**** Information supplied ****

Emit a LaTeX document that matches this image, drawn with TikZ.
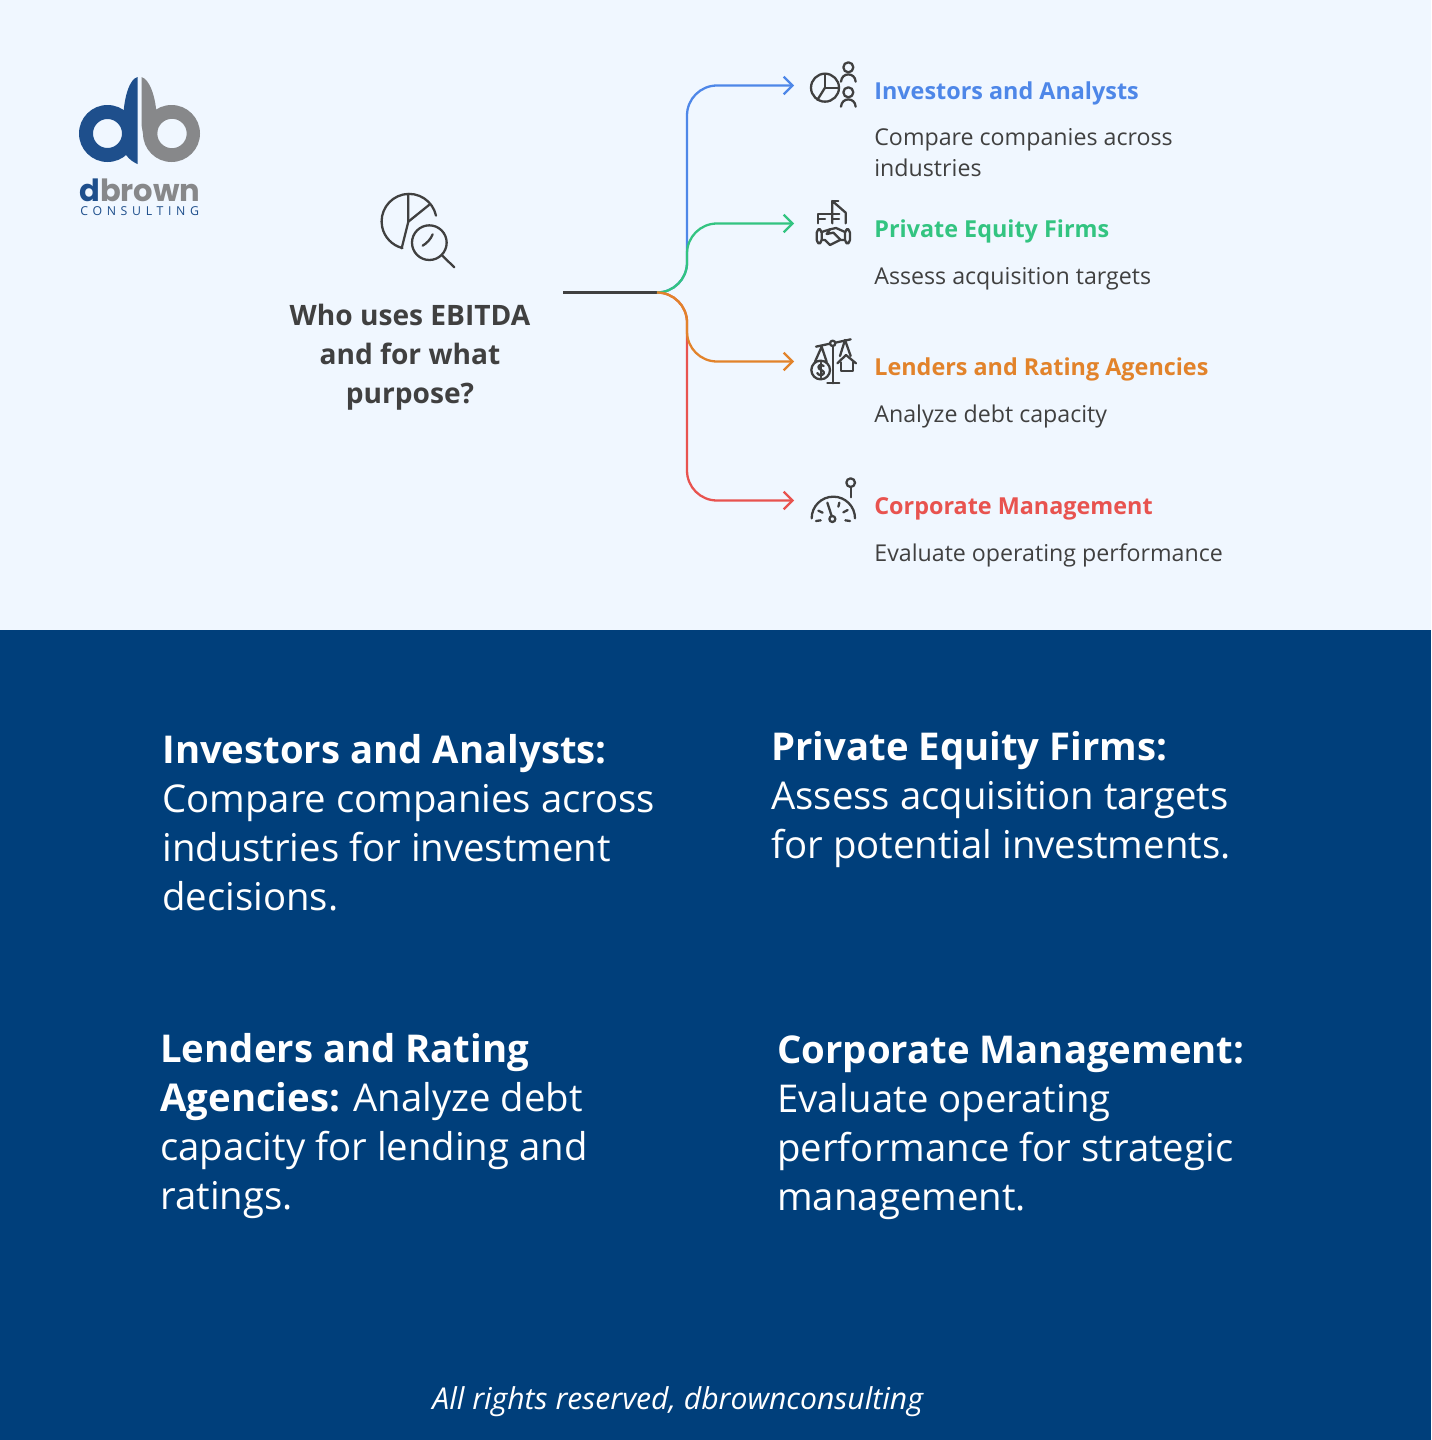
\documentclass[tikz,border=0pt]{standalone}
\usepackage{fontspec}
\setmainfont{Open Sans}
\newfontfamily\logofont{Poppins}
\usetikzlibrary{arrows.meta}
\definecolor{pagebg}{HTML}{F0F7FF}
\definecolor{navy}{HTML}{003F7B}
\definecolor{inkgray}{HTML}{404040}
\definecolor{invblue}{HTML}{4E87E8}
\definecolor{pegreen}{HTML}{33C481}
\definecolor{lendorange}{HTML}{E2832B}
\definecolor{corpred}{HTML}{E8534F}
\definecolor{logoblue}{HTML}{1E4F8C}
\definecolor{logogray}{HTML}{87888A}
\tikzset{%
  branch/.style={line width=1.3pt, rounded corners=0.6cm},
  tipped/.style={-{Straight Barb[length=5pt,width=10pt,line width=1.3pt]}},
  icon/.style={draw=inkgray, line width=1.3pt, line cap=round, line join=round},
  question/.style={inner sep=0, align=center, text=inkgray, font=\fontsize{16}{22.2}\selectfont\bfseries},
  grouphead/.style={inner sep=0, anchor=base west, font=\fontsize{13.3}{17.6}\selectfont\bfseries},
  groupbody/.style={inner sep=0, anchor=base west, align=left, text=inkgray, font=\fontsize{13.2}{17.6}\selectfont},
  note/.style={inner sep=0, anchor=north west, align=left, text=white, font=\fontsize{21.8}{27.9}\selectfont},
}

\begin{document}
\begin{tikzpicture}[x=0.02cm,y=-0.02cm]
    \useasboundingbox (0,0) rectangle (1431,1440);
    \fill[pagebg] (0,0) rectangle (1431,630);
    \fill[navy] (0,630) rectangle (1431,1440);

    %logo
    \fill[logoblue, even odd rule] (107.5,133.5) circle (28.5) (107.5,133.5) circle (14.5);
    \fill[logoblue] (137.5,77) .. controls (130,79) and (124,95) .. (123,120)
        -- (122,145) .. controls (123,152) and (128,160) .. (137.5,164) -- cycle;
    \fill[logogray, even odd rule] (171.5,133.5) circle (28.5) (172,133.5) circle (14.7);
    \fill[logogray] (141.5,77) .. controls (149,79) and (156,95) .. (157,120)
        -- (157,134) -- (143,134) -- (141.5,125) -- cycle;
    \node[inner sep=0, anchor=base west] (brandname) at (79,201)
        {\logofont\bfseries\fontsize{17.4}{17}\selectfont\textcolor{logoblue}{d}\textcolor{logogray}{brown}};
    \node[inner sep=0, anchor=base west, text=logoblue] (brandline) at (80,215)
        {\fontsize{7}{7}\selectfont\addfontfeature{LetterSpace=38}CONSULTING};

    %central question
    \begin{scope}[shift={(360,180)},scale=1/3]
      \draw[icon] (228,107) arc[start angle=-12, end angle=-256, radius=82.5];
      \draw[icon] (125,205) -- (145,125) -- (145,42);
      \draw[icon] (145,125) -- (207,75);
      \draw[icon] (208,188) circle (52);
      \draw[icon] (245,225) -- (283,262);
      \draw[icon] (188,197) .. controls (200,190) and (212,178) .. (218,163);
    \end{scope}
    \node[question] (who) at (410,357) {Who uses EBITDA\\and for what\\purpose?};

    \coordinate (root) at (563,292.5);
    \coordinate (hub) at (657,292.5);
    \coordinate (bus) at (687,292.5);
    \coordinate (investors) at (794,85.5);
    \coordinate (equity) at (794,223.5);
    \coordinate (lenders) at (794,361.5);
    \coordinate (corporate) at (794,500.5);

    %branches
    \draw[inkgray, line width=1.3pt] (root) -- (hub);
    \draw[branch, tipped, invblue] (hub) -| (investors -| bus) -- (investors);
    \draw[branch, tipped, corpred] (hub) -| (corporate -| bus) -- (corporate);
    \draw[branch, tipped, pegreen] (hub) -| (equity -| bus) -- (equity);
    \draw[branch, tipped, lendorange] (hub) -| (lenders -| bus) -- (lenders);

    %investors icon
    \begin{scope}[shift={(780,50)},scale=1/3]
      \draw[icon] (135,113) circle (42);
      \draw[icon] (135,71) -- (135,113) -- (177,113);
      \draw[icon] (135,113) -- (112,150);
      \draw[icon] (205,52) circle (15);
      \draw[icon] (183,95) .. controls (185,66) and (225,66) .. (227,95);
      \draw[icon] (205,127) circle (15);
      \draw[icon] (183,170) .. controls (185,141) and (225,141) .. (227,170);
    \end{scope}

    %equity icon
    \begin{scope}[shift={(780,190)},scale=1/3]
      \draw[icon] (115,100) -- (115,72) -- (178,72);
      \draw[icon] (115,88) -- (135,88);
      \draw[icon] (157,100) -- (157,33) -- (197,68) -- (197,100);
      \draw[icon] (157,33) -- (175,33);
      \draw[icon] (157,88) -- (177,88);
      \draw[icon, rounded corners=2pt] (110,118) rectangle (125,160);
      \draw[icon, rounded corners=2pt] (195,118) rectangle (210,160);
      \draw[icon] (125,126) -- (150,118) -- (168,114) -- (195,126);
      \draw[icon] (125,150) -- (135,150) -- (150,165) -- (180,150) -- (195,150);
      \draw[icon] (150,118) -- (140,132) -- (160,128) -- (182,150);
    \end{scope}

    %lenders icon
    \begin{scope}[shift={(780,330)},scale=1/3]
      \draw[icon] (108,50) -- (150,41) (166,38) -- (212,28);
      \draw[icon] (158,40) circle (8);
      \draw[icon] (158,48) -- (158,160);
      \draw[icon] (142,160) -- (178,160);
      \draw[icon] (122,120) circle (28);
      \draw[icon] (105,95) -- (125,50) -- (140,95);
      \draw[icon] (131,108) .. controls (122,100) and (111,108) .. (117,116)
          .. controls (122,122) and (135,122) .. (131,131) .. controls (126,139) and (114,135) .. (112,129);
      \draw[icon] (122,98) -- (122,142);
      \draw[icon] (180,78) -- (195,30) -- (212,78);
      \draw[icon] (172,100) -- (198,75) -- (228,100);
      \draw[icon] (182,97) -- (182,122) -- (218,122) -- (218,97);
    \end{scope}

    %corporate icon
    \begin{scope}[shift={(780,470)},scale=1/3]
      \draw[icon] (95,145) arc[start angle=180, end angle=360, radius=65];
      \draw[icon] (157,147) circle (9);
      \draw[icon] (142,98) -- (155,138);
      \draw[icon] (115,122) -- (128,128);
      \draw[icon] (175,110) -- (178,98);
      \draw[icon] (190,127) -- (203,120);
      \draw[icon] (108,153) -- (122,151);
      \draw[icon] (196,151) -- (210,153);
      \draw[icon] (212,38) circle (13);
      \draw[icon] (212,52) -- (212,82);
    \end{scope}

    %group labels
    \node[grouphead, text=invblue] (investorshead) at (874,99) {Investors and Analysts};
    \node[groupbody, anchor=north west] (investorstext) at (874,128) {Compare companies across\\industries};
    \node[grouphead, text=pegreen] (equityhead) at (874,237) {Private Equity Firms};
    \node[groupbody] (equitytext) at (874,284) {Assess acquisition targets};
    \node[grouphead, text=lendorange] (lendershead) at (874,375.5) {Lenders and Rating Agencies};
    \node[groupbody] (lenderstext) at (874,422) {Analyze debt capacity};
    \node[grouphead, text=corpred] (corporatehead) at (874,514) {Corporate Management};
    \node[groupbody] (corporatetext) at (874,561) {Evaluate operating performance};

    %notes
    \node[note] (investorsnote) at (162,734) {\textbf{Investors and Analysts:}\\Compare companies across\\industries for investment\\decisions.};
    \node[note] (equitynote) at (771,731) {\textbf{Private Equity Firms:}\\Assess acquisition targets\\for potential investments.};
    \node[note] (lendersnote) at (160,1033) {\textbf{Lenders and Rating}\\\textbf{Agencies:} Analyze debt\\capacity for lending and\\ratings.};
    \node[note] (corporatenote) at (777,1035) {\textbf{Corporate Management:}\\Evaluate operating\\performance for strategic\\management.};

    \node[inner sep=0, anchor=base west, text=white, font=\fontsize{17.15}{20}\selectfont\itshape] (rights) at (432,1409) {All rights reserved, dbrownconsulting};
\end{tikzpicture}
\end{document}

****

#### Required work:
Please reproduce the listing exactly from its opening line through the line that contains "(0,630) rectangle (1431,1440);", both included, with all pictures omitted.

#### Complete answer:
Emit a LaTeX document that matches this image, drawn with TikZ.
\documentclass[tikz,border=0pt]{standalone}
\usepackage{fontspec}
\setmainfont{Open Sans}
\newfontfamily\logofont{Poppins}
\usetikzlibrary{arrows.meta}
\definecolor{pagebg}{HTML}{F0F7FF}
\definecolor{navy}{HTML}{003F7B}
\definecolor{inkgray}{HTML}{404040}
\definecolor{invblue}{HTML}{4E87E8}
\definecolor{pegreen}{HTML}{33C481}
\definecolor{lendorange}{HTML}{E2832B}
\definecolor{corpred}{HTML}{E8534F}
\definecolor{logoblue}{HTML}{1E4F8C}
\definecolor{logogray}{HTML}{87888A}
\tikzset{%
  branch/.style={line width=1.3pt, rounded corners=0.6cm},
  tipped/.style={-{Straight Barb[length=5pt,width=10pt,line width=1.3pt]}},
  icon/.style={draw=inkgray, line width=1.3pt, line cap=round, line join=round},
  question/.style={inner sep=0, align=center, text=inkgray, font=\fontsize{16}{22.2}\selectfont\bfseries},
  grouphead/.style={inner sep=0, anchor=base west, font=\fontsize{13.3}{17.6}\selectfont\bfseries},
  groupbody/.style={inner sep=0, anchor=base west, align=left, text=inkgray, font=\fontsize{13.2}{17.6}\selectfont},
  note/.style={inner sep=0, anchor=north west, align=left, text=white, font=\fontsize{21.8}{27.9}\selectfont},
}

\begin{document}
\begin{tikzpicture}[x=0.02cm,y=-0.02cm]
    \useasboundingbox (0,0) rectangle (1431,1440);
    \fill[pagebg] (0,0) rectangle (1431,630);
    \fill[navy] (0,630) rectangle (1431,1440);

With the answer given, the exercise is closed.